In the morning, she rushed to find us with the money and the note, thrilled that the Tooth Fairy came, grinning proudly to show off the novel gap in her teeth. It wasn’t much, but apparently, it was enough. She believes, and that’s all that matters.
I know I’m among so many parents who do what we can to preserve the childhood innocence in our kids. As adults, our views are dulled by the constant barrage of news of violence and cruelty, and it’s in this season that we have to work especially hard to add that magic back into our lives. To make sure that it’s not just about the presents or cookies.

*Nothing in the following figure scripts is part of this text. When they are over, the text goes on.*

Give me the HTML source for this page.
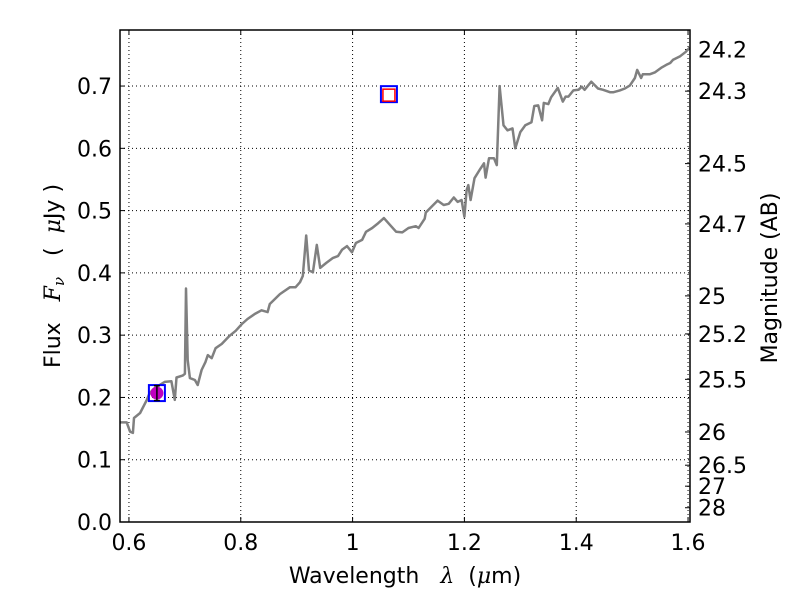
<!DOCTYPE html>
<html><head><meta charset="utf-8"><style>
body{margin:0;background:#fff;}
svg text{font-family:"DejaVu Sans","Liberation Sans",sans-serif;fill:#000;white-space:pre;}
</style></head><body>
<svg id="chart" width="800" height="600" xmlns="http://www.w3.org/2000/svg"></svg>
<script>
const xTicks=[0.6,0.8,1.0,1.2,1.4,1.6];
const xTickLabels=["0.6","0.8","1","1.2","1.4","1.6"];
const yTicks=[0,0.1,0.2,0.3,0.4,0.5,0.6,0.7];
const yTickLabels=["0.0","0.1","0.2","0.3","0.4","0.5","0.6","0.7"];
const magTicks=[24.2,24.3,24.5,24.7,25,25.2,25.5,26,26.5,27,28];
const magLabels=["24.2","24.3","24.5","24.7","25","25.2","25.5","26","26.5","27","28"];
const specWave=[0.584,0.596,0.602,0.607,0.609,0.62,0.632,0.637,0.646,0.664,0.676,0.682,0.685,0.696,0.7,0.702,0.705,0.709,0.718,0.723,0.73,0.737,0.741,0.748,0.755,0.766,0.78,0.791,0.802,0.812,0.825,0.837,0.848,0.852,0.87,0.888,0.898,0.906,0.911,0.917,0.922,0.929,0.936,0.942,0.953,0.965,0.974,0.981,0.99,0.999,1.006,1.017,1.024,1.035,1.046,1.056,1.067,1.078,1.089,1.1,1.113,1.118,1.129,1.131,1.152,1.163,1.172,1.181,1.188,1.195,1.2,1.204,1.207,1.211,1.218,1.227,1.235,1.238,1.244,1.253,1.258,1.263,1.27,1.277,1.286,1.291,1.3,1.309,1.32,1.325,1.332,1.339,1.342,1.35,1.355,1.367,1.376,1.381,1.386,1.395,1.404,1.41,1.415,1.427,1.439,1.448,1.461,1.466,1.478,1.487,1.496,1.505,1.509,1.516,1.519,1.532,1.541,1.553,1.561,1.568,1.573,1.586,1.596,1.603];
const specFlux=[0.16,0.16,0.145,0.143,0.167,0.175,0.196,0.207,0.215,0.225,0.226,0.196,0.232,0.235,0.238,0.375,0.260,0.231,0.228,0.220,0.244,0.257,0.268,0.263,0.279,0.286,0.299,0.307,0.318,0.326,0.334,0.340,0.337,0.350,0.366,0.377,0.377,0.385,0.395,0.46,0.404,0.401,0.445,0.408,0.416,0.424,0.427,0.437,0.443,0.433,0.448,0.453,0.466,0.472,0.480,0.488,0.477,0.466,0.465,0.472,0.475,0.472,0.487,0.497,0.516,0.509,0.511,0.521,0.514,0.517,0.49,0.533,0.541,0.517,0.552,0.565,0.576,0.553,0.584,0.584,0.573,0.70,0.637,0.629,0.632,0.6,0.626,0.637,0.642,0.668,0.669,0.645,0.673,0.671,0.682,0.697,0.675,0.683,0.683,0.693,0.694,0.699,0.694,0.707,0.696,0.694,0.690,0.690,0.693,0.696,0.701,0.713,0.726,0.713,0.719,0.719,0.722,0.730,0.734,0.737,0.742,0.748,0.755,0.762];
const photWave=[0.65,1.065];
const photFlux=[0.207,0.687];
const photErr=[0.012,0];

const L=120,R=690,T=30,B=522,X0=0.584,X1=1.6035,Y0=0,Y1=0.79;
const sx=v=>L+(v-X0)/(X1-X0)*(R-L);
const sy=v=>B-(v-Y0)/(Y1-Y0)*(B-T);
const NS="http://www.w3.org/2000/svg";
const svg=document.getElementById('chart');
function mk(tag,attrs,parent){const e=document.createElementNS(NS,tag);for(const k in attrs)e.setAttribute(k,attrs[k]);(parent||svg).appendChild(e);return e;}

xTicks.forEach((t,i)=>{
  const g=mk('line',{x1:sx(t),x2:sx(t),y1:T,y2:B,stroke:'#000','stroke-width':1,'stroke-dasharray':'1,3'});
  
  
  mk('line',{x1:sx(t),x2:sx(t),y1:B,y2:B-5,stroke:'#000'});
  mk('line',{x1:sx(t),x2:sx(t),y1:T,y2:T+5,stroke:'#000'});
  const tx=mk('text',{x:sx(t),y:B+28,'text-anchor':'middle','font-size':22});
  tx.textContent=xTickLabels[i];
  
  
});
yTicks.forEach((t,i)=>{
  const g=mk('line',{x1:L,x2:R,y1:sy(t),y2:sy(t),stroke:'#000','stroke-width':1,'stroke-dasharray':'1,3'});
  
  
  mk('line',{x1:L,x2:L+5,y1:sy(t),y2:sy(t),stroke:'#000'});
  const tx=mk('text',{x:L-8,y:sy(t)+8,'text-anchor':'end','font-size':22});
  tx.textContent=yTickLabels[i];
  
  
});
magTicks.forEach((m,i)=>{
  const f=Math.pow(10,(23.9-m)/2.5);
  mk('line',{x1:R,x2:R-5,y1:sy(f),y2:sy(f),stroke:'#000'});
  const tx=mk('text',{x:R+8,y:sy(f)+8,'font-size':22});
  tx.textContent=magLabels[i];
  
  
});

const pts=specWave.map((w,i)=>sx(w).toFixed(1)+','+sy(specFlux[i]).toFixed(1)).join(' ');
const sp=mk('polyline',{points:pts,fill:'none',stroke:'#808080','stroke-width':2.5,'stroke-linejoin':'round'});



{
  const x=sx(photWave[0]),y=sy(photFlux[0]);
  const s=mk('rect',{x:x-8,y:y-8,width:16,height:16,fill:'none',stroke:'#0000ff','stroke-width':2});
  
  
  const c=mk('circle',{cx:x,cy:y,r:6.5,fill:'#bf00bf'});
  
  
  const e=photErr[0];
  mk('line',{x1:x,x2:x,y1:sy(photFlux[0]+e),y2:sy(photFlux[0]-e),stroke:'#000','stroke-width':1.5});
  mk('line',{x1:x-3,x2:x+3,y1:sy(photFlux[0]+e),y2:sy(photFlux[0]+e),stroke:'#000','stroke-width':1.5});
  mk('line',{x1:x-3,x2:x+3,y1:sy(photFlux[0]-e),y2:sy(photFlux[0]-e),stroke:'#000','stroke-width':1.5});
}
{
  const x=sx(photWave[1]),y=sy(photFlux[1]);
  const s=mk('rect',{x:x-8,y:y-8,width:16,height:16,fill:'none',stroke:'#0000ff','stroke-width':2});
  
  
  const r=mk('rect',{x:x-6,y:y-5,width:12,height:12,fill:'#fff',stroke:'#ff0000','stroke-width':1.5});
  
  
}

const fr=mk('rect',{x:L,y:T,width:R-L,height:B-T,fill:'none',stroke:'#000','stroke-width':1.5});



const xl=mk('text',{x:405,y:583,'text-anchor':'middle','font-size':22});
xl.innerHTML='Wavelength   <tspan font-style="italic" font-family="DejaVu Serif,serif">λ</tspan>  (<tspan font-style="italic" font-family="DejaVu Serif,serif">μ</tspan>m)';


const yl=mk('text',{x:0,y:0,'text-anchor':'middle','font-size':22,transform:'translate(60,276) rotate(-90)'});
yl.innerHTML='Flux   <tspan font-style="italic" font-family="DejaVu Serif,serif">F</tspan><tspan font-style="italic" font-size="15" dy="4" font-family="DejaVu Serif,serif">ν</tspan><tspan dy="-4">   (  </tspan><tspan font-style="italic" font-family="DejaVu Serif,serif">μ</tspan>Jy )';


const ml=mk('text',{x:0,y:0,'text-anchor':'middle','font-size':22,transform:'translate(777,278) rotate(-90)'});
ml.textContent='Magnitude (AB)';


</script>
</body></html>
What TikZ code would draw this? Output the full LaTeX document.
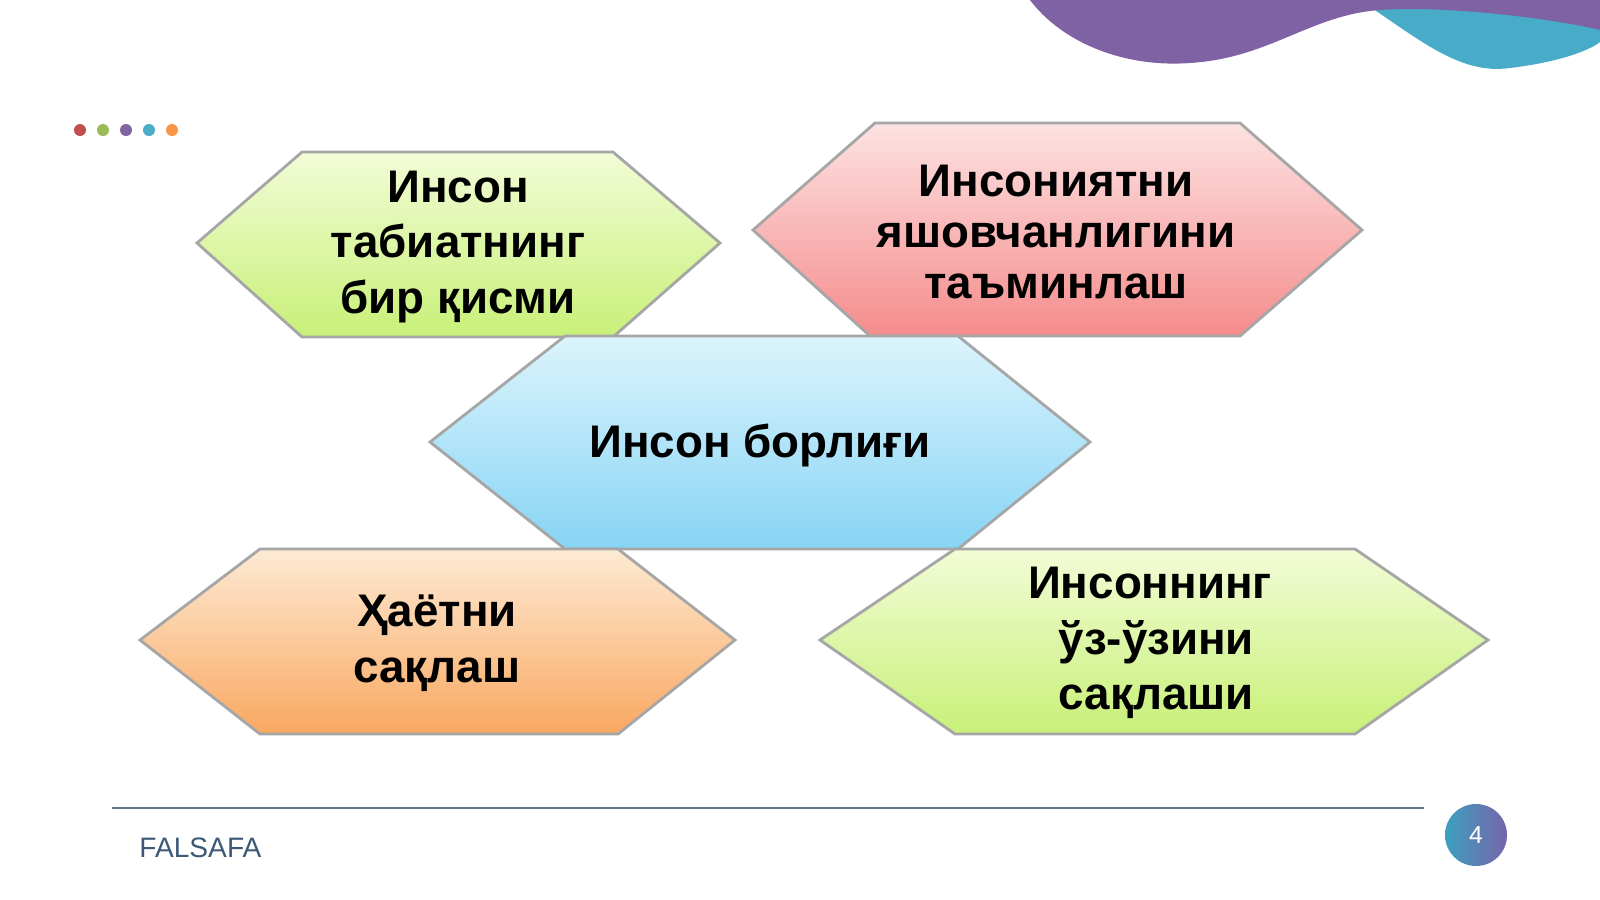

It’s about family time, it’s about sharing and giving, it’s about creating magic in a world that is sometimes rampant with ugly realities. As I listen to NPR’s report about the evil execution of over 100 children in Pakistan, about Ebola taking yet another life, and the unrest in New York and Ferguson from police brutality, I see flour strewn everywhere on my once clean kitchen floor because of a certain three-year old who’s helping me with the cookies for the first time this year, and I just suck it up and resign myself to an afternoon of more cleaning when she’s napping.
To hold on to this magic, even if it feels like grasping desperately at the most delicate, most breakable straw, it’s the very least I could do.